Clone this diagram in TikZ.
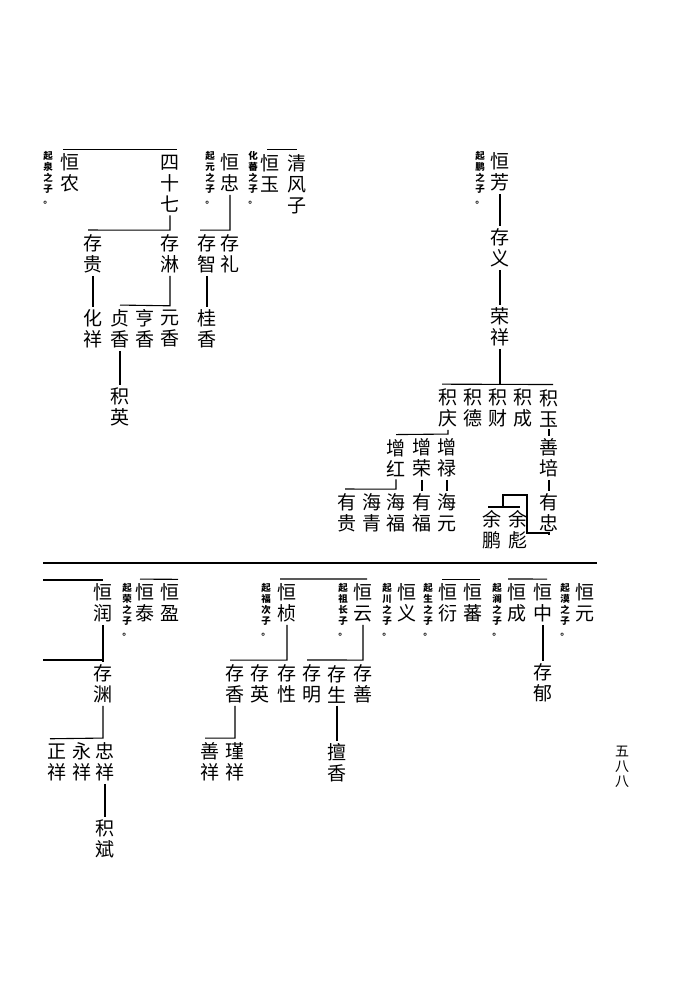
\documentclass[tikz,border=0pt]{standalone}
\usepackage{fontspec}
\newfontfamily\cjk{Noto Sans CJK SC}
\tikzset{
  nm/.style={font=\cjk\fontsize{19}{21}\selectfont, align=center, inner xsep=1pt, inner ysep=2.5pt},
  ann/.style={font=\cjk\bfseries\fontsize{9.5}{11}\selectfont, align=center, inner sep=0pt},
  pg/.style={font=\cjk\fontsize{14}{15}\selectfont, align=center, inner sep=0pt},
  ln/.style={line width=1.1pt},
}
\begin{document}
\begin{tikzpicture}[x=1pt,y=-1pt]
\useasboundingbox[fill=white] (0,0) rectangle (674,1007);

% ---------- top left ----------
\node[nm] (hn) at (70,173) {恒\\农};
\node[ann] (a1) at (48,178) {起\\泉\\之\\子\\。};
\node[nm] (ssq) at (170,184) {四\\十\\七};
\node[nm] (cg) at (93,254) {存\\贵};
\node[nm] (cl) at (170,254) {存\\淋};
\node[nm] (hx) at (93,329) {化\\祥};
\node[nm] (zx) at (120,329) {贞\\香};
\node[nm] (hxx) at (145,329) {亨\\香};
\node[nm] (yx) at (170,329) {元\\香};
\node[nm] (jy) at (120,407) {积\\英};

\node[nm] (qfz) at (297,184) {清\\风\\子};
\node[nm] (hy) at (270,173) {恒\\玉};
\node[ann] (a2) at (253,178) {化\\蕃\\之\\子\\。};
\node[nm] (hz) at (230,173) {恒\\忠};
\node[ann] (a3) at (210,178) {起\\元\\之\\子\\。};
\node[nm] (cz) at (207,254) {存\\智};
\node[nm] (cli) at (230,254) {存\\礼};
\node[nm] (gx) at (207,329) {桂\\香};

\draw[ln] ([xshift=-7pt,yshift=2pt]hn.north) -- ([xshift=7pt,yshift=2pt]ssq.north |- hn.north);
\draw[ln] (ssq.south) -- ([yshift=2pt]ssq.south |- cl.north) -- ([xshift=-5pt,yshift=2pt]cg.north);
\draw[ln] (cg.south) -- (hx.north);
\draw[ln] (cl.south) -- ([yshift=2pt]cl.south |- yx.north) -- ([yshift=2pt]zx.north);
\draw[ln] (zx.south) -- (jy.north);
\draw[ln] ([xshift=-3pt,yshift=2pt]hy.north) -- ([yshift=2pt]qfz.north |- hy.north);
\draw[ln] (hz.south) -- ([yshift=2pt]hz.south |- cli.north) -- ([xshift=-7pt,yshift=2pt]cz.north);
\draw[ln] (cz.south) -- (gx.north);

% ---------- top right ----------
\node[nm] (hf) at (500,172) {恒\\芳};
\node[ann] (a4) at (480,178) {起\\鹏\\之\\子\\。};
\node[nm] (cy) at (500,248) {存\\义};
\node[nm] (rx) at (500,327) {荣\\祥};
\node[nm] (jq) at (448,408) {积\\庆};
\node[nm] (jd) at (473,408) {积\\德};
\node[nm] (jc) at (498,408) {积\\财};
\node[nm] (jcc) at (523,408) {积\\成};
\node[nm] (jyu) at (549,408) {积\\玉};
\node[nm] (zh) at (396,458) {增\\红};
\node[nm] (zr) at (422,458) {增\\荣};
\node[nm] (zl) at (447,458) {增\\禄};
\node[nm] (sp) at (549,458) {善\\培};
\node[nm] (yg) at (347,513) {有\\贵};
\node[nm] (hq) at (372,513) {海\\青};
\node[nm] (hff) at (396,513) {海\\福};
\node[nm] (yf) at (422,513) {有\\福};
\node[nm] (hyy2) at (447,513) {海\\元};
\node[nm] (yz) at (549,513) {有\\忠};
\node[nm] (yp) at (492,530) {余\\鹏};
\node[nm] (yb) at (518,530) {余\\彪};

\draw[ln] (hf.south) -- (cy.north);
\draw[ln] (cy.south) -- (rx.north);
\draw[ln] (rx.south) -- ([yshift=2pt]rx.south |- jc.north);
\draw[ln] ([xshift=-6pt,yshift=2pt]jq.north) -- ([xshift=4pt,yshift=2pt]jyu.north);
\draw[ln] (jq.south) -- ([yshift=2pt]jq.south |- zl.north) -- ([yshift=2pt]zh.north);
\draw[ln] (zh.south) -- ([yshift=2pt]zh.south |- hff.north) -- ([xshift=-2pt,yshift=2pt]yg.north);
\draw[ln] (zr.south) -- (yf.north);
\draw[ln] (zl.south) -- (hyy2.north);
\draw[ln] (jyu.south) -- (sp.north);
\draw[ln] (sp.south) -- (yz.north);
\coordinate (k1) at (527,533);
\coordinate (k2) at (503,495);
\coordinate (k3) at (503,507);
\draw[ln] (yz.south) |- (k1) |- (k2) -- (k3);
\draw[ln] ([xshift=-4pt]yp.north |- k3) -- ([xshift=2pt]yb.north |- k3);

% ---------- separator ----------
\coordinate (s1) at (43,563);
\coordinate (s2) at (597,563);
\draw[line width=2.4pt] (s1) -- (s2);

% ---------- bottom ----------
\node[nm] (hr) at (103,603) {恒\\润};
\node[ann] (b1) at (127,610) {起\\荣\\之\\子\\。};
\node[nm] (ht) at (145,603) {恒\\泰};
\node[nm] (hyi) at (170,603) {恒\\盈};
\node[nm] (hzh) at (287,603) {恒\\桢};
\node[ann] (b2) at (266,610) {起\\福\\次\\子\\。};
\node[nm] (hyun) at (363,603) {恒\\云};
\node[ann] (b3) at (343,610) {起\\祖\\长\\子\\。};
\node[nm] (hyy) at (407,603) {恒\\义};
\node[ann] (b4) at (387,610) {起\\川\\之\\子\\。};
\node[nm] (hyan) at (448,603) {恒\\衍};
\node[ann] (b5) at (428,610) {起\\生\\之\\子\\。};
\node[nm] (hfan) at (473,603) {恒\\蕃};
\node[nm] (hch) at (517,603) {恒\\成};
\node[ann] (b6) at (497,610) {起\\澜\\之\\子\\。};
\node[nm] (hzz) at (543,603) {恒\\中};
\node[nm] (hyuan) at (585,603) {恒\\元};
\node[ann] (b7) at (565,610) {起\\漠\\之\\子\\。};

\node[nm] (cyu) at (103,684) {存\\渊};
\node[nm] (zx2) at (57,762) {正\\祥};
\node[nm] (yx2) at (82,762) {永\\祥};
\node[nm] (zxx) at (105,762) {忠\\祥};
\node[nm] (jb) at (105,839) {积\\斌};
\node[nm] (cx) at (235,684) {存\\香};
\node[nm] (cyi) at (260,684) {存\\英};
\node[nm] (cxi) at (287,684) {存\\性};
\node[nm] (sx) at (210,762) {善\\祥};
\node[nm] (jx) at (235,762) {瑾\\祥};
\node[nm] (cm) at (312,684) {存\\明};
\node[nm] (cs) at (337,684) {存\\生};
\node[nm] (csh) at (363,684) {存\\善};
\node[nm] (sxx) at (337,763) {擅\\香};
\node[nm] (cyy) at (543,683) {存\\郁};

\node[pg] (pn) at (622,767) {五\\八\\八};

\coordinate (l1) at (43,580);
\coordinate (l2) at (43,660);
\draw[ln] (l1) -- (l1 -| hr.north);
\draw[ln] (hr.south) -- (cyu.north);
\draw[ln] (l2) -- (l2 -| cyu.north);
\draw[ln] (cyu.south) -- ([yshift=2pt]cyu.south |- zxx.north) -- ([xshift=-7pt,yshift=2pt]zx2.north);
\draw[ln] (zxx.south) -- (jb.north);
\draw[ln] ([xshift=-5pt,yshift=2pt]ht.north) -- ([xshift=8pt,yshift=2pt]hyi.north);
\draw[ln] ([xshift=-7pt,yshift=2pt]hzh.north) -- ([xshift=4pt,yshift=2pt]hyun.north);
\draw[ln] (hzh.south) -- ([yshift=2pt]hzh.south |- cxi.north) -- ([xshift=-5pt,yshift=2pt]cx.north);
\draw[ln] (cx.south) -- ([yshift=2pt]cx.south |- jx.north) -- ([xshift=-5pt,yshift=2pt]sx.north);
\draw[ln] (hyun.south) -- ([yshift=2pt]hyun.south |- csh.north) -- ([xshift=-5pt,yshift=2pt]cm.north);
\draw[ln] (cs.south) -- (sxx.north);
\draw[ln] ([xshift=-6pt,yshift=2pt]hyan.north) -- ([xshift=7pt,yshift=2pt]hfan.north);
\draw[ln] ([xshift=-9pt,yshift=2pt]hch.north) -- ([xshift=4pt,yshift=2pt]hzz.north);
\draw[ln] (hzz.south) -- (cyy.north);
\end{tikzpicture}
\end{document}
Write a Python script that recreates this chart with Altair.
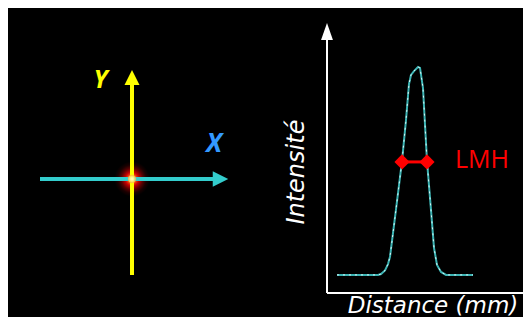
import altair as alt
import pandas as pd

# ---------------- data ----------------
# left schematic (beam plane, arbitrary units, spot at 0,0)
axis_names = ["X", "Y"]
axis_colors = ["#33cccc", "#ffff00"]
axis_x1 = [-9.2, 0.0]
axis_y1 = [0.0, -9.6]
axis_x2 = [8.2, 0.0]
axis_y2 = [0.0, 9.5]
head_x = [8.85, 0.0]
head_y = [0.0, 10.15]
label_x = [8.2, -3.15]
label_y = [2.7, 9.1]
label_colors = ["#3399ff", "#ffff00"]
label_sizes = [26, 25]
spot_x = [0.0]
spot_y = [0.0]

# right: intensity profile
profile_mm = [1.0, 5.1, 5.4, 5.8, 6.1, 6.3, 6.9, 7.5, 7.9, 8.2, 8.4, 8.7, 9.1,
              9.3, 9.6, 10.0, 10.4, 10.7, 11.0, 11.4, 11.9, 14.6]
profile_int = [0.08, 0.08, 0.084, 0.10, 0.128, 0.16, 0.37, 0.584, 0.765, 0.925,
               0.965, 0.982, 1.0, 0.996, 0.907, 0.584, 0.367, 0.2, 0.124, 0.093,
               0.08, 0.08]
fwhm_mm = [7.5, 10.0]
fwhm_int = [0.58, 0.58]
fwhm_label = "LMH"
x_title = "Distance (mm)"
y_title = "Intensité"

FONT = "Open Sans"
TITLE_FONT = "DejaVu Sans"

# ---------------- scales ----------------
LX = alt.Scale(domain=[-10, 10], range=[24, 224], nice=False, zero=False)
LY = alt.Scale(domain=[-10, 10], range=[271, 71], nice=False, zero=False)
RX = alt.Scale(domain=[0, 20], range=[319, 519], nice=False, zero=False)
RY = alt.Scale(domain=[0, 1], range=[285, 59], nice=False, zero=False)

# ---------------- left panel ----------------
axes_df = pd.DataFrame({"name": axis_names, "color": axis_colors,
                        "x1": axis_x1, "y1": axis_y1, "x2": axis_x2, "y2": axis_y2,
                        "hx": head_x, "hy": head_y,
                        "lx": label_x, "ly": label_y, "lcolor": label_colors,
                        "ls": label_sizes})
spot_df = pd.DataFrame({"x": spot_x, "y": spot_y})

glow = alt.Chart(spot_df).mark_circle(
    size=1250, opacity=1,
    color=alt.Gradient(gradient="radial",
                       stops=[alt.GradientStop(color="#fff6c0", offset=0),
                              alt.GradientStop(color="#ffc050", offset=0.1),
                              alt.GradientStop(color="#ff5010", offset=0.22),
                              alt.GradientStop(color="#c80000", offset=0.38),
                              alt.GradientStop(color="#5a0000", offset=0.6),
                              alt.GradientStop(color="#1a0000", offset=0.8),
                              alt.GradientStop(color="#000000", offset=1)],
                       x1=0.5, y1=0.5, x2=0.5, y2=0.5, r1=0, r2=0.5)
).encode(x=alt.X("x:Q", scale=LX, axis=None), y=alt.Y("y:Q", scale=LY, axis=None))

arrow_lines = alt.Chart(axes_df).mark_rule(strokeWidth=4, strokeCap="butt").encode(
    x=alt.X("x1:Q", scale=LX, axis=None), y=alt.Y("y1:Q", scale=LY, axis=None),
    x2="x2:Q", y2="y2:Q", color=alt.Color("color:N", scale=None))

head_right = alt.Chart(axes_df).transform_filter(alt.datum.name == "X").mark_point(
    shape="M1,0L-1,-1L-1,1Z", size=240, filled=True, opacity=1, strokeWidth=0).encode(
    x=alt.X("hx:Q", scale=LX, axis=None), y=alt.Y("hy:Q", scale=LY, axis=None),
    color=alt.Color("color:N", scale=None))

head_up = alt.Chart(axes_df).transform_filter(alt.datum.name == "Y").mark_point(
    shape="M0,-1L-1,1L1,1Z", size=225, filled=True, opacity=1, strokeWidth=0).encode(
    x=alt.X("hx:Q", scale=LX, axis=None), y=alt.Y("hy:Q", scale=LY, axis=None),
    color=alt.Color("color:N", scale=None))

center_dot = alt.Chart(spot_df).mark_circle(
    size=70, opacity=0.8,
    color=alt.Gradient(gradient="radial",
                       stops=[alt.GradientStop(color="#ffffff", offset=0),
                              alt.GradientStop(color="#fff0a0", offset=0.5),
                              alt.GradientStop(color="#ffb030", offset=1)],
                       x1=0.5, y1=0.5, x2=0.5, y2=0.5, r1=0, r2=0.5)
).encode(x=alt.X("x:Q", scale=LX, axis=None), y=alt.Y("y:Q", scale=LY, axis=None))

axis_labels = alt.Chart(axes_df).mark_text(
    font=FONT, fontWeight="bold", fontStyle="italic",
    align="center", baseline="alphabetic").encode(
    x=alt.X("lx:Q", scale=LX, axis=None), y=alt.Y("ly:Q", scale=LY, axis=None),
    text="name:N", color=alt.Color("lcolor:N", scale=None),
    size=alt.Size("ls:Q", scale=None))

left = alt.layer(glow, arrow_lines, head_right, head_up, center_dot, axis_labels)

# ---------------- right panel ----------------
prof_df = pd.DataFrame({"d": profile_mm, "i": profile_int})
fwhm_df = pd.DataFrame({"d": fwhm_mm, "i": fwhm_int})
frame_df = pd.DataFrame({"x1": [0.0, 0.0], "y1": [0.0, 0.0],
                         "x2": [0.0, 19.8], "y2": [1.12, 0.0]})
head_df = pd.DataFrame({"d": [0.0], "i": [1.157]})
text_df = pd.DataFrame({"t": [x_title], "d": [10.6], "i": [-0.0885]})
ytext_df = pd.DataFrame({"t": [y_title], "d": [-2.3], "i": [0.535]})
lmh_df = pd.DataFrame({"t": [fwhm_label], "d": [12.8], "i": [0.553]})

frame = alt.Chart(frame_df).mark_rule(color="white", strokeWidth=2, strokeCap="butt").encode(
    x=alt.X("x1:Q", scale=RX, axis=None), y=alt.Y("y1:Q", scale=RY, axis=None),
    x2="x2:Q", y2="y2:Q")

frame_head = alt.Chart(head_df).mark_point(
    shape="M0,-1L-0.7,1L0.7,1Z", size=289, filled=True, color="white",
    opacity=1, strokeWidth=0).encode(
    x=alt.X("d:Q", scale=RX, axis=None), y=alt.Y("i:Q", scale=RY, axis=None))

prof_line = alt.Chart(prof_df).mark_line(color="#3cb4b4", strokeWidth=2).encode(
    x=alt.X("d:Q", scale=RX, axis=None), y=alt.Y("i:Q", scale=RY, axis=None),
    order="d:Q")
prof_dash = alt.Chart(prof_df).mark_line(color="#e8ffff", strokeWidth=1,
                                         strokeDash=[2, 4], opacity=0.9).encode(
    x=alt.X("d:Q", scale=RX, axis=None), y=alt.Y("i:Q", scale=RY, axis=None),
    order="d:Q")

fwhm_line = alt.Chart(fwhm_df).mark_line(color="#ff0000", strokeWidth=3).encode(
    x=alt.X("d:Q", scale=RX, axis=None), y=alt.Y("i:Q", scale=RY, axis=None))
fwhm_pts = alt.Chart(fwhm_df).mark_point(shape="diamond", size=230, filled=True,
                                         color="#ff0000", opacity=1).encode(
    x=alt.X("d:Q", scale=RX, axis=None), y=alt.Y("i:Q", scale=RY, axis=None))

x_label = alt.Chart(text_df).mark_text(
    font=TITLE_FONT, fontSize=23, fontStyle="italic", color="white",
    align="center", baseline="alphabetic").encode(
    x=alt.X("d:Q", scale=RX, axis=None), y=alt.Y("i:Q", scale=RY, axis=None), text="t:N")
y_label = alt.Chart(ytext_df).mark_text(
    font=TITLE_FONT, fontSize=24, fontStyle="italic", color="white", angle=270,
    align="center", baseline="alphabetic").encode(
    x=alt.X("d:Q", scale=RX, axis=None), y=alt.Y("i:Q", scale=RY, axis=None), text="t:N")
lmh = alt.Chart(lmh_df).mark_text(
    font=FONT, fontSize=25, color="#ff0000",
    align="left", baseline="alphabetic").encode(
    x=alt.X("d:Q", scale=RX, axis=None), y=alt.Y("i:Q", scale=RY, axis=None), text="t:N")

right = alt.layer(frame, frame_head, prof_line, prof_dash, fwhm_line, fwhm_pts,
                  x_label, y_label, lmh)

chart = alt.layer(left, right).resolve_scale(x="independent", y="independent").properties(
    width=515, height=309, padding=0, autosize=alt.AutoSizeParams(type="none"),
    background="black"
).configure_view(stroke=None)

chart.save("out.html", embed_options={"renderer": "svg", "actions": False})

_ _ _ _

- Instructions to follow
Nothing but the lines from the one with "Write a Python" through the one with "import pandas as pd" should be copied, word for word. Pictures are left out.

- In response
Write a Python script that recreates this chart with Altair.
import altair as alt
import pandas as pd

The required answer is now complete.